Joyeux Noel: A Movie For The Season

By JEFF MINICK

As Christmas approaches, we Catholics contemplate Mary and Joseph, the birth of Jesus Christ, shepherds and wise men. We take up various Advent practices, read the Scriptures, attend midnight Mass, and partake of the blessings of this special season.

We also celebrate Christmas and Christmastide in other ways. We set out crèches. We listen to the music of the season. We deck out our houses with lights, hang ornaments from an evergreen often topped with a star, fix stockings to the fireplace mantle, bake cookies, invite friends and family to meals, write cards to loved ones, go caroling, give gifts both large and small to others, and often follow special customs handed down to us by our parents and grandparents.

And many of us watch movies.

Scores of movies about Christmas are in circulation, and we all have our favorites. The little ones enjoy such films as The Grinch Who Stole Christmas, Charlie Brown’s Christmas, and A Christmas Story.

Adults turn to some of the comedies, romances, and dramas newly minted for the season or else reach for the classics: White Christmas, A Christmas Carol (my favorite remains the 1951 version starring Alastair Sim as Scrooge), and that most beloved of all Christmas treats, Catholic filmmaker Frank Capra’s It’s A Wonderful Life.

These are all wonderful movies. During this particular Christmas season, however, I would encourage you to take a look at Joyeux Noel (rated PG-13 for “violence and a brief scene of sexuality/nudity.” English subtitles for French and German).

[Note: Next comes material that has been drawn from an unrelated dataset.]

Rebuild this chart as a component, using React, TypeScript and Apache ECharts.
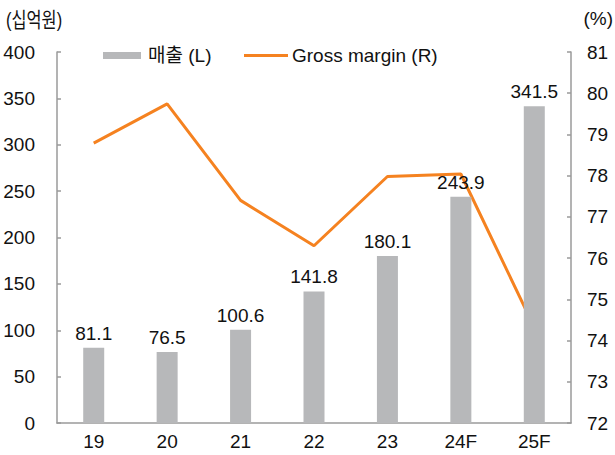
import React, { useEffect, useRef } from "react";
import * as echarts from "echarts";

const categories = ["19", "20", "21", "22", "23", "24F", "25F"];
const sales = [81.1, 76.5, 100.6, 141.8, 180.1, 243.9, 341.5];
const grossMargin = [78.79, 79.74, 77.4, 76.3, 77.98, 78.04, 74.32];
const salesName = "매출 (L)";
const marginName = "Gross margin (R)";
const leftUnit = "(십억원)";
const rightUnit = "(%)";

const FONT = "'Liberation Sans', 'Noto Sans CJK KR', Arial, sans-serif";
const GRAY = "#b7b8ba";
const ORANGE = "#f58220";
const AXIS = "#9a9a9a";

export default function App() {
  const ref = useRef<HTMLDivElement>(null);
  useEffect(() => {
    if (!ref.current) return;
    const chart = echarts.init(ref.current, undefined, { renderer: "svg" });
    chart.setOption({
      animation: false,
      textStyle: { fontFamily: FONT },
      grid: { left: 57, right: 44, top: 52, bottom: 32, containLabel: false },
      legend: [
        {
          data: [{ name: salesName, icon: "rect" }],
          left: 98,
          top: 41,
          itemWidth: 38,
          itemHeight: 7,
          itemGap: 0,
          textStyle: { fontSize: 19, color: "#111", fontFamily: FONT, padding: [0, 0, 0, 2] },
        },
        {
          data: [{ name: marginName, icon: "rect" }],
          left: 239,
          top: 41,
          itemWidth: 44,
          itemHeight: 3,
          itemGap: 0,
          textStyle: { fontSize: 19, color: "#111", fontFamily: FONT, padding: [0, 0, 0, -1] },
        },
      ],
      graphic: [
        {
          type: "text",
          x: 6,
          y: 9,
          scaleX: 0.78,
          style: { text: leftUnit, fontSize: 21, fill: "#111", fontFamily: FONT },
        },
        {
          type: "text",
          right: 2,
          top: 9,
          style: { text: rightUnit, fontSize: 19, fill: "#111", fontFamily: FONT },
        },
      ],
      xAxis: {
        type: "category",
        data: categories,
        boundaryGap: true,
        axisLine: { lineStyle: { color: AXIS, width: 1.5 } },
        axisTick: { inside: true, length: 5, lineStyle: { color: AXIS, width: 1.5 } },
        axisLabel: { fontSize: 19, color: "#111", margin: 9, fontFamily: FONT },
      },
      yAxis: [
        {
          type: "value",
          min: 0,
          max: 400,
          interval: 50,
          splitLine: { show: false },
          axisLine: { show: true, lineStyle: { color: AXIS, width: 1.5 } },
          axisTick: { show: true, inside: true, length: 4, lineStyle: { color: AXIS, width: 1.5 } },
          axisLabel: { fontSize: 19, color: "#111", margin: 22, fontFamily: FONT },
        },
        {
          type: "value",
          min: 72,
          max: 81,
          interval: 1,
          position: "right",
          splitLine: { show: false },
          axisLine: { show: true, lineStyle: { color: AXIS, width: 1.5 } },
          axisTick: { show: true, inside: true, length: 4, lineStyle: { color: AXIS, width: 1.5 } },
          axisLabel: { fontSize: 19, color: "#111", margin: 16, fontFamily: FONT },
        },
      ],
      series: [
        {
          name: salesName,
          type: "bar",
          data: sales,
          yAxisIndex: 0,
          barWidth: 21,
          itemStyle: { color: GRAY },
          label: {
            show: true,
            position: "top",
            distance: 5,
            fontSize: 19,
            color: "#111",
            fontFamily: FONT,
            formatter: (p: any) => p.value.toFixed(1),
          },
        },
        {
          name: marginName,
          type: "line",
          data: grossMargin,
          yAxisIndex: 1,
          showSymbol: false,
          symbol: "none",
          lineStyle: { color: ORANGE, width: 3 },
          itemStyle: { color: ORANGE },
          z: 1,
        },
      ],
    });
    return () => chart.dispose();
  }, []);
  return (
    <div
      ref={ref}
      style={{ position: "fixed", left: 0, top: 0, width: 615, height: 455, background: "#fff" }}
    />
  );
}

Joyeux Noel takes viewers to the Western Front during December of 1914. The opposing forces — Germans in their trenches, British and French troops on the other side of no man’s land — are hunkered down during Christmas.

Men on both sides of the battlefield are fondly remembering their loved ones and the meaning of the season.

Then a miracle occurs, just as it did one hundred and four years ago. On Christmas Eve 1914, Germans, French, and Scots emerge from their trenches, speak to each other, exchange greetings and gifts, play soccer and cards, and even celebrate a brief Mass together.

Joyeux Noel should appeal to us as Catholics and human beings for two reasons, one specific, and one much more general.

The specific reason? In 2018, we are witnessing the centennial of the end of a war that left millions dead and delivered a major blow to Western civilization. The gruesome conflict of 1914-1918 brought in its wake the demise of European monarchies, the rise of Russian Communism and German fascism, the destruction of Western values and cultural standards, the divisions in the Middle East, World War II, the atomic bomb, and the Cold War. We who are alive today are still dealing with the consequences of this horrific, needless war.

By watching Joyeux Noel, we honor the young men who died in the mud of those trenches. We remember as well all those millions more who perished in wars around the world since 1918, the concentration camps and gulags, the suppressed liberties of many more millions, and the changes in our own culture, ranging from the degradation of the arts to the acceptance of abortion.

But Joyeux Noel also brings us a brighter and more hope-filled seasonal message. This film subtly reminds us of the power of Christ’s grace and the magic of music to move the human soul. Here hymns shared in common by these Europeans — Silent Night, Adeste Fideles, and Ave Maria — bring the soldiers out of their trenches and replace the violence of war with brotherly trust, providing a Christmas Eve and Christmas Day in which comradeship and a shared culture and faith take precedence over killing and slaughter.

The first hymn, Silent Night, rendered by Private Nikolaus Sprink, a German opera singer and a soldier in the trenches, draws the entrenched English and French into singing the carol in their own language. Sprink then sings Adeste Fideles, accompanied by a Scottish bagpiper on the other side of the battlefield.

While singing, Sprink raises one of the candlelit trees from the German trench, carries it into no man’s land, and advances toward his enemy. His remarkable act of courage and the words of the hymn bring soldiers on both sides into the open, where they greet each other not as opponents, but as human beings. Later, during a Mass celebrated by a Scottish priest and haunted by a rendition of Ave Maria, we see in the faces of these young men their dreams for peace and home. Perhaps, even, their longing for the peace and grace of Christ.

As we watch the reenactment of this extraordinary Christmas Eve, which occurred on various parts of the Western Front, we might well imagine a host of angels above the battlefield, singing as they sang so long ago above the shepherds of Bethlehem: “Peace on earth, to men of goodwill.”

That peace, unfortunately, slipped away, a broom straw in the flood of war, and the slaughter continued. Millions more young men died, and Western society, for better and for worse, was forever changed.

Yet Joyeux Noel reminds us that even in the midst of bloody carnage, there is grace and a yearning for the peace of Christ. The birth of a babe in Bethlehem brought together, if just for a night and a day, men committed to killing one another.